The (not so) weird historical question: do you remember when you recorded your first full solo in the studio? What was it like?

I'm scratching my head. No, I don't actually remember my first full solo so...I guess it wasn't very memorable.

What do you think about the "classic" 70s rock culture, its swaggering mythology and its excesses, which people tend to associate with acts like Led Zeppelin, The Rolling Stones or Deep Purple? Is it something you can relate to in any way, musically or otherwise ?

Everyone has the music which struck them hardest and meant the most to their young psyche. For me, because of my age group it was the music of the Sixties. But I learned and enjoyed things from all the bands you mentioned and much more. I love the Stones. The Beatles are my all-time favorite band, King Crimson is number two (even before I joined the band).
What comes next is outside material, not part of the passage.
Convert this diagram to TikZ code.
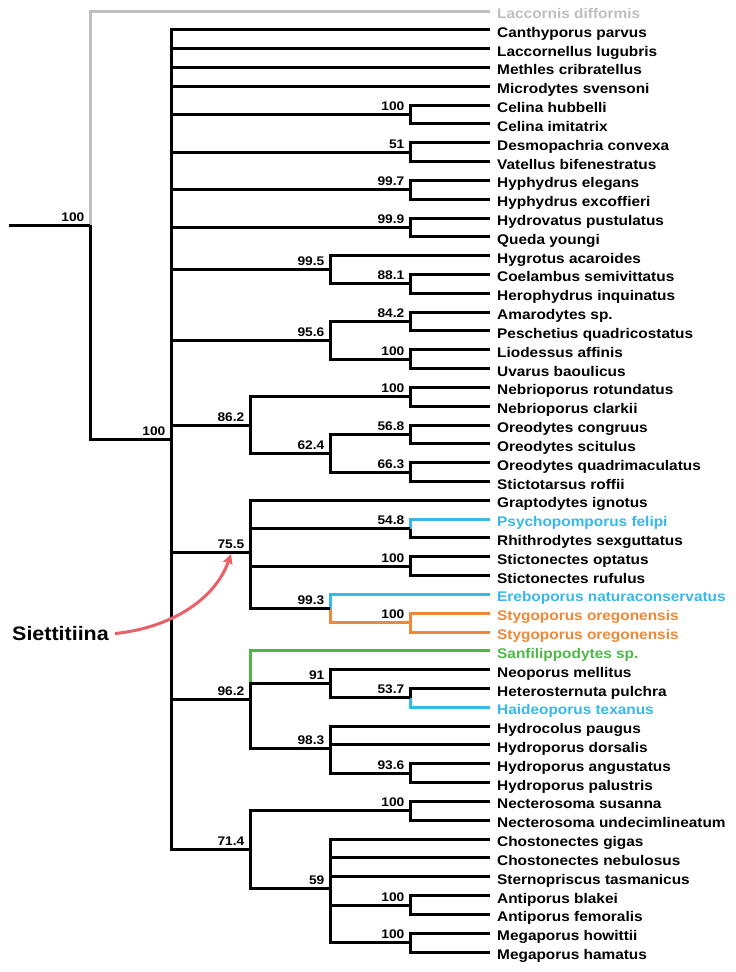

In your "Life in a Nutshell" video (again), you have some harsh words for "modern" rock which according to you often boils down to "fashionable crap". Not that I disagree but is there anything that's worth salvaging from the rock of, say, the 90s or the 2000s?

Oh, of course I'm sure there are many things worth celebrating about the music of any generation. I just don't have the time to ferret out the good from the ugly. But I believe there are always new things happening in music. Something strange has occurred in the last few decades: when I was young music was THE hottest thing. You waited anxiously for the next record from your favorite artists and then you drenched yourself in the music, listening to whole records from beginning to end, over and over. Nowadays music has taken third or even fourth place to other entertainment forms: computers, the internet, films. For many people music is now wallpaper for their lives or something to procreate to. I've always thought the most complete and relevant art form of our time is cinema. It encompasses every art form.